Les: What Happened to Expectations?

According to Les Levine, ask yourself not how your team has changed, but why you changed...

Your expectations shouldn't have changed!

Prior to the beginning of this season, I asked numerous Browns fans, on and off my television show, about their expectations for the upcoming season. The most optimistic prediction of this unscientific poll---and I'm not sure what it was based on---was that the Browns would finish at the .500 mark. Most guesses were in the 5-6 range of wins for the upcoming. Las Vegas was more skeptical , with most sports books putting the over/under at 4 and a half wins.

While people are frustrated in the way the Browns have lost four of their first six games, they need to know that this is what a 5-11 or 6-10 team looks like. They lose games, albeit close, to teams that you think they should beat. They lose games because they can't come up with a big play at the right time. And they lose games because of penalties and dropped passes.

But mostly, they lose games because they are changing their offensive and defensive schemes, and they don't have enough talent to win a lot of games. It takes a lot of good coaching to keep teams like that into positions where they could possibly win. That is why a 13-10 loss is so frustrating. But, in reality, some of those close losses by the Browns could have been blow-outs.

The reaction of Browns fans is similar to that of the Indians fans during the last month of the recent baseball season. Nobody in their right minds thought that the Indians would win their division, and in a normal year 93 wins would win the Central Division handily. Sure, you would think they would do better than win one of their last seven games, but the expectation for the season was in the 85-89 win range. Other than the timing of their great run (which many teams have at different points in the season), what would make anyone think they were a 95-96 win team?

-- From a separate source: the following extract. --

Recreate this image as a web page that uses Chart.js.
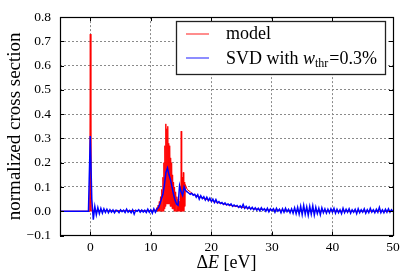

If you thought the Browns would win 5 or 6 games, you are suffering through what a 5-6 win team looks like.

On one hand, I think this whole quarterback controversy is totally contrived by the media. Romeo Crennel and his players have never talked about it unless they were asked. I guess some members of the media think that there HAS to be a QB controversy. There always has been one here since the early 90's, beginning with the ‘Vinnie/Bernie Thing', and ending with the Couch/Holcomb debate.

I asked Crennel if part of the concern in turning over the reins to the rookie, Charlie Frye, at this point of the season, would send a bad signal to the veterans by essentially saying that the season was over. Crennel thoughtfully answered that that was a consideration.

And then it dawned on me. If that was the case, then some of the veterans who came here by choice were working under the same delusions that many fans have. Do you really think any of the talented free agents actually came here thinking that this was a Super Bowl team? The came here for the money---and nothing else. They might have bought into the idea that something good would be built here, but none of them realistically should have thought that this would be the year. Joe Andruzzi, the veteran Super Bowl lineman, actually signed before he knew that Trent Dilfer would be brought in to be the starting QB. The defensive players who signed on knew that there was a total turnover on the D-Line, and that a new system would be installed. So they couldn't have expected a championship year immediately, either.

So, if Crennel and his staff think that a change is needed at QB, the timing should be concerned only with how it will affect the team in the future---2 to 3 years from now. Common sense says that Frye has to see some action so the team will have an idea what to do next year, but common sense also tells you that Dilfer should be able to keep the Browns in the next two games, at Houston and home against Tennessee. And there is no way that Frye should make his starting debut in a Sunday night game at Pittsburgh.

Nobody asked me, but if they did, I would to them to let Dilfer play the next three games, and if they don't win at least two, the change should be made prior to the Miami game.